_Information shown_
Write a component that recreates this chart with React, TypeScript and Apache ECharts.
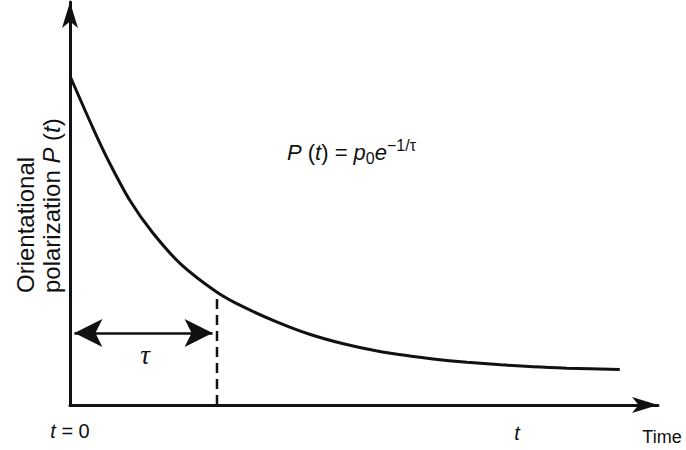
import React, { useEffect, useRef } from "react";
import * as echarts from "echarts";

// Time in units of the relaxation time τ
const timeValues = [
  0, 0.16, 0.27, 0.41, 0.56, 0.75, 1.0, 1.18, 1.41, 1.63, 1.86, 2.09, 2.31, 2.47,
  2.7, 2.93, 3.15, 3.38, 3.74,
];
// Orientational polarization, normalised so that P(0) = p0 = 1
const polarization = [
  1.0, 0.838, 0.735, 0.62, 0.525, 0.43, 0.343, 0.298, 0.252, 0.215, 0.186, 0.164,
  0.149, 0.14, 0.13, 0.122, 0.116, 0.112, 0.108,
];
const tau = 1.0;
// extent of the double-headed τ arrow (arrow tips) and its height
const tauArrowSpan = [0.03, 0.97];
const tauArrowLevel = 0.219;

const X_MAX = 4.0;
const Y_MAX = 1.225;
const INK = "#111";
const SANS = "'Liberation Sans', Arial, sans-serif";
const SERIF = "'Liberation Serif', 'Times New Roman', serif";

export default function App() {
  const ref = useRef<HTMLDivElement>(null);

  useEffect(() => {
    if (!ref.current) return;
    const chart = echarts.init(ref.current, undefined, { renderer: "svg" });

    const curve = timeValues.map((t, i) => [t, polarization[i]]);
    const tauIndex = timeValues.indexOf(tau);
    const tauDrop = [
      [tau, 0],
      [tau, polarization[tauIndex]],
    ];

    const axisCommon = {
      type: "value" as const,
      axisTick: { show: false },
      axisLabel: { show: false },
      splitLine: { show: false },
      axisLine: {
        show: true,
        symbol: ["none", "arrow"],
        symbolSize: [12, 26],
        lineStyle: { color: INK, width: 3 },
      },
    };

    chart.setOption({
      animation: false,
      backgroundColor: "#fff",
      grid: { left: 70, right: 28, top: 2, bottom: 45 },
      xAxis: { ...axisCommon, min: 0, max: X_MAX },
      yAxis: { ...axisCommon, min: 0, max: Y_MAX },
      series: [
        {
          type: "line",
          data: curve,
          smooth: 0.3,
          showSymbol: false,
          silent: true,
          lineStyle: { color: INK, width: 3 },
        },
        {
          type: "line",
          data: tauDrop,
          showSymbol: false,
          silent: true,
          lineStyle: { color: INK, width: 2.5, type: [10, 6] },
        },
        {
          type: "line",
          data: [],
          silent: true,
          markLine: {
            silent: true,
            symbol: ["arrow", "arrow"],
            symbolSize: [21, 28],
            label: { show: false },
            lineStyle: { color: INK, width: 2.5, type: "solid" },
            data: [
              [
                { coord: [tauArrowSpan[0], tauArrowLevel] },
                { coord: [tauArrowSpan[1], tauArrowLevel] },
              ],
            ],
          },
        },
      ],
      graphic: [
        {
          type: "text",
          x: 25,
          y: 293,
          rotation: Math.PI / 2,
          style: {
            text: "Orientational",
            font: `24px ${SANS}`,
            fill: INK,
            align: "left",
            verticalAlign: "middle",
          },
        },
        {
          type: "text",
          x: 51,
          y: 293,
          rotation: Math.PI / 2,
          style: {
            text: "polarization {i|P} ({i|t})",
            font: `24px ${SANS}`,
            fill: INK,
            align: "left",
            verticalAlign: "middle",
            rich: {
              i: { fontStyle: "italic", fontSize: 24, fontFamily: SANS, fill: INK },
            },
          },
        },
        {
          type: "text",
          x: 287,
          y: 152,
          style: {
            text: "{i|P} ({i|t}) = {i|p}{sub|0}{i|e}{sup|−1/τ}",
            font: `22px ${SANS}`,
            fill: INK,
            align: "left",
            verticalAlign: "middle",
            rich: {
              i: { fontStyle: "italic", fontSize: 22, fontFamily: SANS, fill: INK },
              sub: { fontSize: 16, fontFamily: SANS, fill: INK, padding: [12, 0, 0, 0] },
              sup: { fontSize: 16, fontFamily: SANS, fill: INK, padding: [0, 0, 14, 0] },
            },
          },
        },
        {
          type: "text",
          x: 145,
          y: 355,
          style: {
            text: "τ",
            font: `italic 27px ${SERIF}`,
            fill: INK,
            align: "center",
            verticalAlign: "middle",
          },
        },
        {
          type: "text",
          x: 70,
          y: 431,
          style: {
            text: "{i|t} = 0",
            font: `20px ${SANS}`,
            fill: INK,
            align: "center",
            verticalAlign: "middle",
            rich: {
              i: { fontStyle: "italic", fontSize: 20, fontFamily: SANS, fill: INK },
            },
          },
        },
        {
          type: "text",
          x: 517,
          y: 433,
          style: {
            text: "t",
            font: `italic 20px ${SANS}`,
            fill: INK,
            align: "center",
            verticalAlign: "middle",
          },
        },
        {
          type: "text",
          x: 662,
          y: 437,
          style: {
            text: "Time",
            font: `18px ${SANS}`,
            fill: INK,
            align: "center",
            verticalAlign: "middle",
          },
        },
      ],
    });

    return () => chart.dispose();
  }, []);

  return (
    <div
      ref={ref}
      style={{ position: "fixed", left: 0, top: 0, width: 686, height: 450, background: "#fff" }}
    />
  );
}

_Work to do_
Leave the pictures out and please restate exactly the lines running from the start of the material through the one with "import * as".

_Result of the task_
Write a component that recreates this chart with React, TypeScript and Apache ECharts.
import React, { useEffect, useRef } from "react";
import * as echarts from "echarts";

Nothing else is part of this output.